# What temperature to scramble eggs?

We switched from an electric stove to a gas stove. The new stove doesn't seem to get hot enough to scramble eggs.

How hot should the pan surface be to scramble eggs? All the recipes I've found just say "heat until hot".

EDIT: I measured my pan with an IR thermometer, it never got above 260F, is that too cold for eggs?

• I believe that this question may address some of your thoughts. Aug 25, 2015 at 3:59
• your stove might have a problem.
– Max
Sep 9, 2018 at 12:33

First off, measuring the temperature of an empty pan will only tell you so much. That temperature is a result of the balance of your stove putting heat into the pan and the pan transferring that heat to the surrounding air, which means it depends on the pan, and as soon as you put anything in the pan the temperature is going to change. (See also What temperatures do low-medium-high on the stove correspond to?.)

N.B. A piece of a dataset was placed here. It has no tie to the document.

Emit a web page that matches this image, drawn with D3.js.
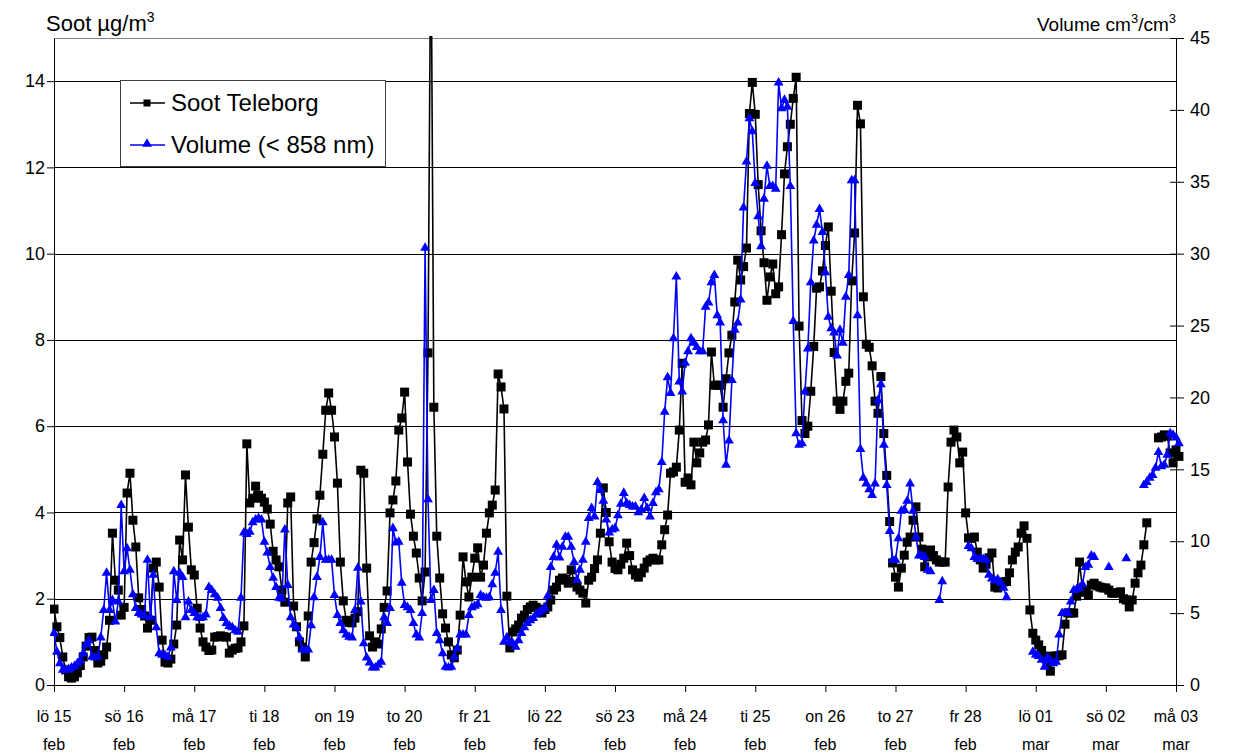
<!DOCTYPE html>
<html>
<head>
<meta charset="utf-8">
<script src="https://cdnjs.cloudflare.com/ajax/libs/d3/7.8.5/d3.min.js"></script>
<style>
  body { margin: 0; background: #fff; }
  text { font-family: "Liberation Sans", Arial, sans-serif; fill: #000; }
</style>
</head>
<body>
<div id="chart"></div>
<script>
// hourly readings, lö 15 feb 00:00 -> må 03 mar 01:00 (one row per day, 24 values)
var sootTeleborg = [
  1.76,1.35,1.1,0.65,0.35,0.19,0.16,0.19,0.28,0.45,0.65,0.9,1.1,1.11,0.8,0.51,0.55,0.7,0.88,1.5,3.52,2.43,2.2,1.62,
  1.8,4.45,4.91,3.82,3.2,2.02,1.75,1.6,1.32,1.5,2.71,2.85,2.27,1.04,0.53,0.51,0.6,0.95,1.39,3.36,2.9,4.87,3.66,2.67,
  2.55,1.78,1.32,1.0,0.88,0.8,0.81,1.11,1.12,1.14,1.12,1.11,0.74,0.81,0.85,0.86,1.0,1.37,5.59,4.22,4.33,4.61,4.4,4.33,
  4.24,4.08,3.73,3.1,2.9,2.74,2.2,1.92,4.22,4.36,1.83,1.35,1.0,0.88,0.65,1.6,2.85,3.3,3.85,4.4,5.35,6.37,6.77,6.37,
  5.75,4.68,2.85,1.95,1.5,1.45,1.44,1.55,1.7,4.98,4.91,2.71,1.14,0.88,1.0,0.95,1.3,1.8,2.18,3.99,4.29,4.73,5.91,6.19,
  6.79,5.17,3.96,3.45,3.06,2.48,1.95,2.62,7.7,18,6.44,3.45,2.48,1.65,1.32,1.0,0.7,0.63,0.81,1.62,2.97,2.39,2.04,2.5,
  2.94,3.18,2.5,2.78,3.52,3.99,4.17,4.52,7.21,6.91,6.4,2.06,0.86,1.23,1.3,1.39,1.55,1.62,1.75,1.81,1.85,1.8,1.76,1.67,
  1.75,1.81,1.97,2.2,2.27,2.43,2.48,2.45,2.36,2.67,2.4,2.27,2.2,2.13,1.9,2.43,2.5,2.7,2.9,3.52,4.57,4.0,3.32,2.85,
  2.7,2.67,2.8,2.94,3.29,3.0,2.67,2.55,2.5,2.6,2.71,2.85,2.9,2.94,2.9,2.9,3.25,3.6,3.94,4.91,4.94,5.05,5.91,7.46,
  4.7,4.8,4.64,5.63,5.15,5.38,5.63,5.68,6.03,7.72,6.95,6.95,6.95,6.44,7.1,7.7,8.11,8.88,9.85,9.39,9.7,10.13,13.25,13.97,
  13.23,11.6,10.53,9.79,8.92,9.46,9.76,9.07,9.23,10.44,11.85,12.48,13.0,13.6,14.09,8.32,6.13,5.83,6.0,6.81,7.85,9.2,9.23,9.6,
  10.19,10.62,9.13,7.71,6.58,6.39,6.58,7.04,7.23,9.37,10.48,13.44,13.01,9.0,7.9,7.83,7.4,6.58,6.3,7.15,5.83,4.86,3.79,2.83,
  2.5,2.27,2.71,3.01,3.31,3.43,3.82,4.13,3.43,3.15,2.74,2.97,3.13,3.0,2.9,2.85,2.85,2.85,4.59,5.63,5.91,5.75,5.15,5.4,
  3.99,3.41,3.4,3.43,3.08,2.9,2.71,2.8,2.95,3.06,2.27,2.25,2.3,2.39,2.4,2.6,2.9,3.08,3.2,3.52,3.69,3.4,1.74,1.2,
  1.04,0.93,0.8,0.67,0.5,0.32,0.67,0.67,0.68,0.7,1.41,1.67,1.67,1.67,2.06,2.85,2.2,2.15,2.09,2.32,2.36,2.3,2.27,2.25,
  2.25,2.2,2.13,2.13,2.14,2.16,2.0,1.97,1.81,1.97,2.36,2.6,2.78,3.25,3.76,null,null,null,5.73,5.75,5.8,5.77,5.38,5.15,
  5.45,5.3
];
var volume858 = [
  3.6,2.3,1.5,1.05,1.05,1.1,1.2,1.3,1.5,1.7,2.2,2.8,3.1,1.95,1.9,1.95,3.3,5.2,7.8,5.2,5.9,4.4,5.8,12.5,
  7.9,9.5,8.0,6.3,5.35,5.0,4.9,4.8,8.7,4.7,7.65,4.0,2.2,2.1,2.05,1.95,2.6,7.9,5.9,7.8,7.5,4.7,5.8,5.2,
  5.0,4.7,4.65,4.7,4.9,6.8,6.6,6.3,6.05,5.35,4.65,4.3,4.1,4.0,3.8,3.7,6.05,10.6,10.5,10.65,11.3,11.5,11.6,11.5,
  9.95,9.2,8.2,7.45,6.8,6.05,6.0,10.8,6.95,4.7,4.2,4.0,3.3,2.45,2.4,2.45,4.15,6.1,7.5,8.9,11.3,8.7,8.7,8.7,
  6.25,4.85,4.3,3.8,3.5,3.35,3.3,5.2,8.15,5.8,2.9,1.9,1.55,1.2,1.2,1.4,1.6,4.7,4.3,5.35,10.9,9.9,9.95,7.1,
  5.55,5.4,5.2,4.3,3.5,3.3,5.0,30.4,12.9,5.9,6.6,3.6,3.1,2.2,1.25,1.2,1.25,1.95,2.55,3.5,3.5,3.5,4.85,5.4,
  5.5,5.6,6.25,6.1,6.05,6.1,7.0,7.8,9.25,5.2,3.0,3.3,3.0,2.9,2.65,3.1,3.6,4.0,4.3,4.5,4.65,4.9,5.05,5.2,
  5.35,6.2,8.2,8.9,9.75,8.85,9.6,10.3,10.3,9.6,8.55,7.3,8.0,8.7,9.95,11.6,12.3,11.7,14.1,13.55,12.8,11.5,10.6,10.8,
  10.9,11.8,12.6,13.35,12.65,12.5,12.4,12.4,12.0,12.2,13.0,12.3,11.7,12.65,13.4,13.6,15.5,19.0,21.4,20.3,24.1,28.4,21.1,20.4,
  22.4,23.2,24.1,23.8,23.5,23.2,23.2,26.3,26.6,28.0,28.5,25.7,25.2,18.4,15.3,17.0,21.2,24.7,25.2,26.8,33.2,36.4,39.4,38.5,
  34.9,32.6,30.5,33.8,36.1,34.7,34.7,34.5,41.9,40.1,40.7,40.2,34.7,25.3,17.5,16.7,16.8,20.4,23.4,28.0,30.9,32.0,33.1,31.5,
  28.7,25.6,24.8,24.5,22.9,24.7,23.8,27.0,28.5,35.1,35.1,25.7,16.4,14.4,14.0,13.6,13.2,14.0,19.8,20.9,16.7,13.9,10.7,8.7,
  8.7,10.2,12.1,12.2,12.8,14.0,12.1,10.3,9.0,9.0,8.9,8.0,7.9,null,null,5.9,7.2,null,null,null,null,null,null,null,
  null,9.65,9.5,8.9,8.75,8.75,8.75,8.7,7.65,7.4,7.25,7.35,7.1,6.75,6.1,null,null,null,null,null,null,null,null,2.3,
  2.1,2.0,1.75,1.25,1.9,1.7,1.5,1.6,3.5,5.0,5.0,5.0,5.8,6.6,6.65,6.75,7.0,8.2,8.35,9.0,8.9,null,null,null,
  null,8.2,null,null,null,null,null,8.8,null,null,null,null,null,13.9,14.1,14.4,14.6,15.1,16.2,15.2,15.3,16.0,17.5,17.4,
  17.2,16.8
];
var dayLabels = ["lö 15","sö 16","må 17","ti 18","on 19","to 20","fr 21","lö 22","sö 23",
                 "må 24","ti 25","on 26","to 27","fr 28","lö 01","sö 02","må 03"];
var monthLabels = ["feb","feb","feb","feb","feb","feb","feb","feb","feb",
                   "feb","feb","feb","feb","feb","mar","mar","mar"];
var sootTicks = [0,2,4,6,8,10,12,14];
var volumeTicks = [0,5,10,15,20,25,30,35,40,45];

function drawChart() {
  var w = 1237, h = 755;
  var pLeft = 54, pRight = 1176, pTop = 38, pBottom = 685;
  var start = new Date(2003, 1, 15, 0);
  var end = new Date(2003, 2, 3, 0);

  function hourDate(i) { return new Date(start.getTime() + i * 3600000); }

  var x = d3.scaleTime().domain([start, end]).range([pLeft, pRight]);
  var ySoot = d3.scaleLinear().domain([0, 15]).range([pBottom, pTop]);
  var yVol = d3.scaleLinear().domain([0, 45]).range([pBottom, pTop]);

  var svg = d3.select("#chart").append("svg")
    .attr("width", w).attr("height", h);

  svg.append("defs").append("clipPath").attr("id", "plotclip")
    .append("rect").attr("x", pLeft - 4).attr("y", pTop - 2)
    .attr("width", pRight - pLeft + 12).attr("height", pBottom - pTop + 10);

  //gridlines
  svg.append("g").selectAll("line")
    .data(sootTicks.filter(function(d) { return d > 0; }))
    .enter().append("line")
    .attr("x1", pLeft).attr("x2", pRight)
    .attr("y1", function(d) { return Math.round(ySoot(d)) + 0.5; })
    .attr("y2", function(d) { return Math.round(ySoot(d)) + 0.5; })
    .attr("stroke", "#000").attr("stroke-width", 1);

  //plot border
  svg.append("rect")
    .attr("x", pLeft + 0.5).attr("y", pTop + 0.5)
    .attr("width", pRight - pLeft).attr("height", pBottom - pTop)
    .attr("fill", "none").attr("stroke", "#808080");

  //axes
  var xAxis = d3.axisBottom(x)
    .tickValues(dayLabels.map(function(d, i) { return d3.timeDay.offset(start, i); }))
    .tickSize(7).tickSizeOuter(0).tickFormat("");
  svg.append("g").attr("transform", "translate(0," + pBottom + ")").call(xAxis);

  var leftAxis = d3.axisLeft(ySoot).tickValues(sootTicks).tickSize(7).tickSizeOuter(0)
    .tickPadding(2).tickFormat(d3.format("d"));
  svg.append("g").attr("transform", "translate(" + pLeft + ",0)").call(leftAxis);

  var rightAxis = d3.axisRight(yVol).tickValues(volumeTicks).tickSize(8).tickSizeOuter(0)
    .tickPadding(6).tickFormat(d3.format("d"));
  var ra = svg.append("g").attr("transform", "translate(" + pRight + ",0)").call(rightAxis);
  //right ticks cross the axis line
  ra.selectAll(".tick line").attr("x1", -6);

  svg.selectAll(".domain").attr("stroke", "#000");
  svg.selectAll(".tick line").attr("stroke", "#000");
  svg.selectAll(".tick text").style("font-size", "18px")
    .style("font-family", "'Liberation Sans', Arial, sans-serif");

  //two-line day labels
  var xl = svg.append("g");
  dayLabels.forEach(function(d, i) {
    var px = x(d3.timeDay.offset(start, i));
    var t = xl.append("text")
      .attr("x", px).attr("y", 722)
      .attr("text-anchor", "middle")
      .style("font-size", "16px");
    t.append("tspan").text(d);
    t.append("tspan").attr("x", px).attr("dy", 28).text(monthLabels[i]);
  });

  //axis titles
  var lt = svg.append("text").attr("x", 46).attr("y", 31).style("font-size", "22px");
  lt.append("tspan").text("Soot µg/m");
  lt.append("tspan").attr("dy", -9).style("font-size", "14px").text("3");

  var rt = svg.append("text").attr("x", 1176).attr("y", 31)
    .attr("text-anchor", "end").style("font-size", "19px");
  rt.append("tspan").text("Volume cm");
  rt.append("tspan").attr("dy", -8).style("font-size", "13px").text("3");
  rt.append("tspan").attr("dy", 8).text("/cm");
  rt.append("tspan").attr("dy", -8).style("font-size", "13px").text("3");

  //series
  var sootPts = sootTeleborg.map(function(v, i) { return { t: hourDate(i), v: v }; });
  var volPts = volume858.map(function(v, i) { return { t: hourDate(i), v: v }; });

  var plot = svg.append("g").attr("clip-path", "url(#plotclip)");

  var sootLine = d3.line()
    .defined(function(d) { return d.v != null; })
    .x(function(d) { return x(d.t); })
    .y(function(d) { return ySoot(d.v); });
  var volLine = d3.line()
    .defined(function(d) { return d.v != null; })
    .x(function(d) { return x(d.t); })
    .y(function(d) { return yVol(d.v); });

  plot.append("path").datum(sootPts)
    .attr("d", sootLine).attr("fill", "none")
    .attr("stroke", "#000").attr("stroke-width", 1.6);

  plot.selectAll(".sq")
    .data(sootPts.filter(function(d) { return d.v != null; }))
    .enter().append("rect")
    .attr("class", "sq")
    .attr("x", function(d) { return x(d.t) - 4.5; })
    .attr("y", function(d) { return ySoot(d.v) - 4.5; })
    .attr("width", 9).attr("height", 9)
    .attr("fill", "#000");

  plot.append("path").datum(volPts)
    .attr("d", volLine).attr("fill", "none")
    .attr("stroke", "#0000ff").attr("stroke-width", 1.6);

  var tri = d3.symbol().type(d3.symbolTriangle).size(42);
  plot.selectAll(".tri")
    .data(volPts.filter(function(d) { return d.v != null; }))
    .enter().append("path")
    .attr("class", "tri")
    .attr("d", tri)
    .attr("transform", function(d) { return "translate(" + x(d.t) + "," + yVol(d.v) + ")"; })
    .attr("fill", "#0000ff");

  //legend
  var lg = svg.append("g");
  lg.append("rect").attr("x", 120.5).attr("y", 80.5).attr("width", 265).attr("height", 86)
    .attr("fill", "#fff").attr("stroke", "#404040");
  lg.append("line").attr("x1", 130).attr("x2", 165).attr("y1", 103).attr("y2", 103)
    .attr("stroke", "#000").attr("stroke-width", 1.6);
  lg.append("rect").attr("x", 143.5).attr("y", 99.5).attr("width", 7).attr("height", 7).attr("fill", "#000");
  lg.append("text").attr("x", 171).attr("y", 111).style("font-size", "24px").text("Soot Teleborg");
  lg.append("line").attr("x1", 130).attr("x2", 165).attr("y1", 145).attr("y2", 145)
    .attr("stroke", "#0000ff").attr("stroke-width", 1.6);
  lg.append("path").attr("d", tri).attr("transform", "translate(147,144)").attr("fill", "#0000ff");
  lg.append("text").attr("x", 171).attr("y", 153).style("font-size", "24px").text("Volume (< 858 nm)");
}

drawChart();
</script>
</body>
</html>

So, 260F is certainly hot enough to scramble eggs. They'll be fully cooked by around 160F, though at that point they might be a bit softer than you're used to. But the fact that the pan only reaches 260F really suggests that the stove isn't putting much heat into the pan, so once you add eggs to the pan, it might take an awfully long time for them to get hot enough to cook.

And a stove that can only heat an empty pan to 260F sounds like incredibly low power. Most stoves can easily get empty pans up to at least 400-500F. You might want to see if you can get the stove repaired or replaced.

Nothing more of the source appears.